While governments were deciding whether to introduce sanctions on Russia and oil companies were choosing whether to move away from their oil operations in the country, an unexpected and powerful new force was developing. Over the last week, there have been several acts of resistance around the world as oil workers refuse to welcome Russian oil supplies into their countries. Now, it seems these widespread acts are beginning to influence the decisions of governments and oil majors around the world.
While the U.S. has now banned Russian oil and gas imports, European nations and several oil majors have continued to buy Russian crude with no obvious alternative to meet global demand. Several Big Oil firms have pulled out of projects in Russia, including BP, Exxon, and Shell, and major companies in other industries are also joining the boycott.
Shell came under fire for purchasing Russian crude at a major discount and has now apologized and withdrawn from dealing with Russian oil. The fact that this pressure forced a U-Turn from the oil giant emphasizes just how sensitive these big public companies are to both external and internal pressure.

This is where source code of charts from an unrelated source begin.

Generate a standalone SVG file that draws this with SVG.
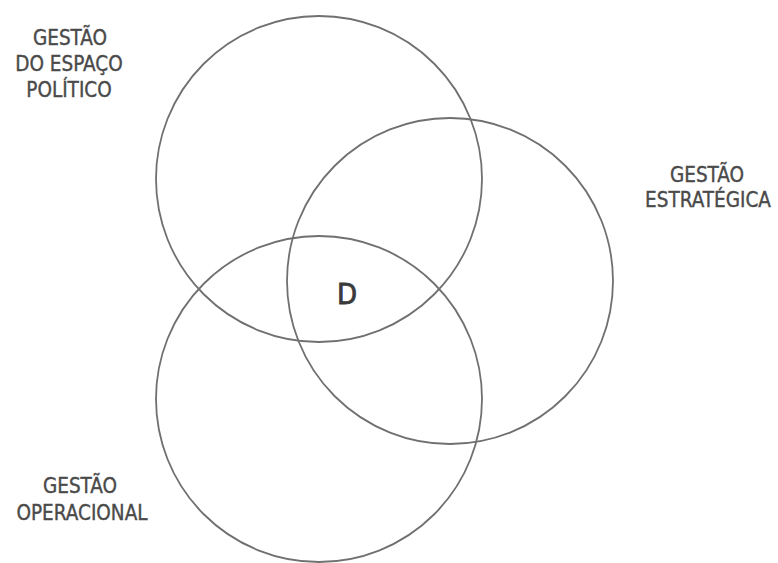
<svg xmlns="http://www.w3.org/2000/svg" width="778" height="563" viewBox="0 0 778 563">
<style>
.c{fill:none;stroke:#707070;stroke-width:1.8}
.t{font-family:"DejaVu Sans Condensed","DejaVu Sans",sans-serif;font-stretch:condensed;font-size:20.5px;fill:#4a4a4a;stroke:#4a4a4a;stroke-width:0.35;text-anchor:middle}
.d{font-family:"DejaVu Sans Condensed","DejaVu Sans",sans-serif;font-stretch:condensed;font-size:29px;fill:#3a3a3a;stroke:#3a3a3a;stroke-width:0.8;text-anchor:middle}
</style>
<rect width="778" height="563" fill="#fff"/>
<g id="circles">
<circle id="c-politico" class="c" cx="319" cy="179" r="163"/>
<circle id="c-estrategica" class="c" cx="450" cy="281" r="163"/>
<circle id="c-operacional" class="c" cx="319" cy="399" r="163"/>
</g>
<g id="label-politico">
<text class="t" x="70" y="45">GESTÃO</text>
<text class="t" x="69" y="71">DO ESPAÇO</text>
<text class="t" x="69" y="97">POLÍTICO</text>
</g>
<g id="label-estrategica">
<text class="t" x="707" y="182">GESTÃO</text>
<text class="t" x="708" y="207">ESTRATÉGICA</text>
</g>
<g id="label-operacional">
<text class="t" x="80" y="493">GESTÃO</text>
<text class="t" x="82" y="520">OPERACIONAL</text>
</g>
<g id="center">
<text class="d" x="347" y="304">D</text>
</g>
</svg>
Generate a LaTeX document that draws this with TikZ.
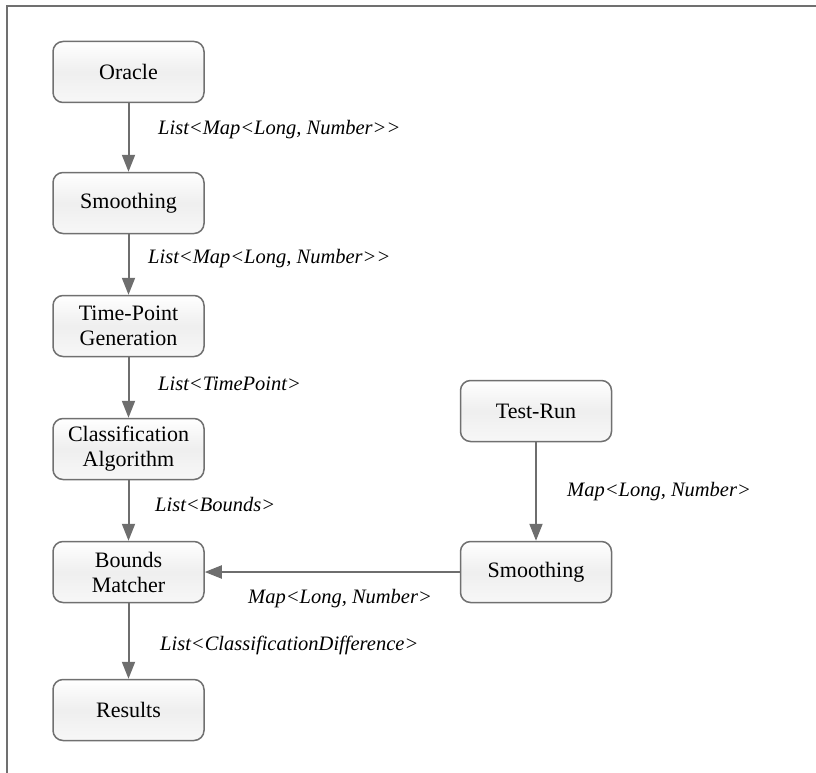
\documentclass[tikz,border=0pt]{standalone}
\usepackage{fontspec}
\setmainfont{Liberation Serif}
\usetikzlibrary{arrows.meta}
\definecolor{edgegray}{HTML}{6E6E6E}
\definecolor{boxgray}{HTML}{707070}
\tikzset{
  procbox/.style={draw=boxgray, line width=1.5pt, rounded corners=10pt,
    minimum width=151pt, minimum height=61pt, inner sep=0pt, align=center,
    top color=white, bottom color=gray!6, middle color=gray!13,
    font=\fontsize{22}{25}\selectfont},
  flow/.style={draw=edgegray, line width=2pt,
    -{Triangle[width=13pt,length=17pt]}},
  lbl/.style={anchor=west, inner sep=0pt, font=\fontsize{20.5}{24}\selectfont\itshape},
  frameline/.style={draw=boxgray, line width=2pt}
}
\begin{document}
\begin{tikzpicture}[x=1pt,y=-1pt]
\useasboundingbox (0,0) rectangle (816,773);
\coordinate (fa) at (7,773);
\coordinate (fb) at (7,6);
\coordinate (fc) at (816,6);
\draw[frameline] (fa) -- (fb) -- (fc);

\node[procbox] (oracle) at (128.5,72) {Oracle};
\node[procbox] (smooth1) at (128.5,203) {Smoothing};
\node[procbox] (tpg) at (128.5,326) {Time-Point\\Generation};
\node[procbox] (class) at (128.5,449) {Classification\\Algorithm};
\node[procbox] (bm) at (128.5,572) {Bounds\\Matcher};
\node[procbox] (results) at (128.5,710) {Results};
\node[procbox] (testrun) at (536,411) {Test-Run};
\node[procbox] (smooth2) at (536,572) {Smoothing};

\draw[flow] (oracle) -- (smooth1);
\draw[flow] (smooth1) -- (tpg);
\draw[flow] (tpg) -- (class);
\draw[flow] (class) -- (bm);
\draw[flow] (bm) -- (results);
\draw[flow] (testrun) -- (smooth2);
\draw[flow] (smooth2.west) -- (bm.east);

\node[lbl] (l1) at (158,130) {List<Map<Long, Number>{}>};
\node[lbl] (l2) at (148,259) {List<Map<Long, Number>{}>};
\node[lbl] (l3) at (158,384) {List<TimePoint>};
\node[lbl] (l4) at (155,505) {List<Bounds>};
\node[lbl] (l5) at (567,492) {Map<Long, Number>};
\node[lbl] (l6) at (248,599) {Map<Long, Number>};
\node[lbl] (l7) at (160,645) {List<ClassificationDifference>};
\end{tikzpicture}
\end{document}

The decision by European governments not to impose sanctions on oil and gas imports is driven by staggeringly high energy prices and fears of an oil and gas shortage. US Secretary of State Antony Blinken claimed that the U.S. is working with European powers to figure out how to replace Russian energy in the future. Germany, as one example, has attempted to accelerate its renewable energy transition and is building two new LNG terminals.
But many oil and supply chain workers are refusing to stand by and wait for governments and energy firms to make the decision. Oil employees around the world have been taking it into their own hands recently as they refuse to offload cargoes or handle Russian oil supplies.
In the U.K., dock workers have taken a stand by refusing to unload Russian oil and gas. While the U.K. government has banned Russian ships from docking at British ports, they can still deliver energy supplies using foreign ships. But members of the U.K. union Unite are declining to help with the unloading of these ships. The General Secretary of Unite, Sharon Graham, tweeted of the matter “I am very proud of @unitetheunion's members taking a principled stand to prevent Russian oil coming to our ports. But it is appalling that they have been put in this position by the @GOVUK, which is still dragging its feet on sanctions.”
Meanwhile, in the Netherlands, workers are also taking a stand, and preparing for potential legal repercussions for refusing to offload the cargo. A spokesperson for Dutch union FNV Havens, Niek Stam, stated that “There is blood on this oil, blood on this coal and blood on the gas ... We are in the process of finding out how we can boycott it without risking an enormous fine in court.”
Unions and workers in Australia, Canada, and the U.S. have also joined the efforts to halt the delivery of Russian oil and gas cargoes. Other EU countries are now expected to follow the U.K.’s example by banning Russian cargo ships from docking at their ports. And several shipping companies, including the world’s largest container lines, Mediterranean Shipping Co., and A.P. Moller-Maersk A/S, have also refused to ship Russian cargo. Although some container companies, particularly from Asia, are still offering their services to Russia, such as China’s Cosco Shipping Co.
The response by banks, unions, workers, shipping companies, and oil firms is having a clear impact on the supply of Russian oil to the rest of the world. Non-oil sanctions on Russia have made it increasingly difficult for oil firms to interact with Russian banks and other institutions, restricting oil and gas operations between foreign companies and Russia.
CNN reported that an estimated 4.3 million bpd of Russian crude was already “missing from the market because Western buyers are refusing to buy it,” according to JPMorgan head of global commodities Natasha Kaneva. Further, “It's increasingly clear that the Russian [oil] volumes are being ostracized,” and “we are experiencing a shortage at the moment,” she stated.
And a New York Habor trader explained, “People are not touching Russian barrels. You may see some on the water right now, but they were bought prior to the invasion. There won’t be much after that.” He added, “No one wants to be seen buying Russian products and funding a war against the Ukrainian people.”
So, while governments hold off on introducing sanctions on Russian oil, will it be unions and workers from around the world that force their hands? With banks and other institutions also making it increasingly difficult to conduct business with Russia, and shipping and oil employees refusing to interact with Russian cargoes, pressure will only mount on governments and companies alike to take even more action again Russia.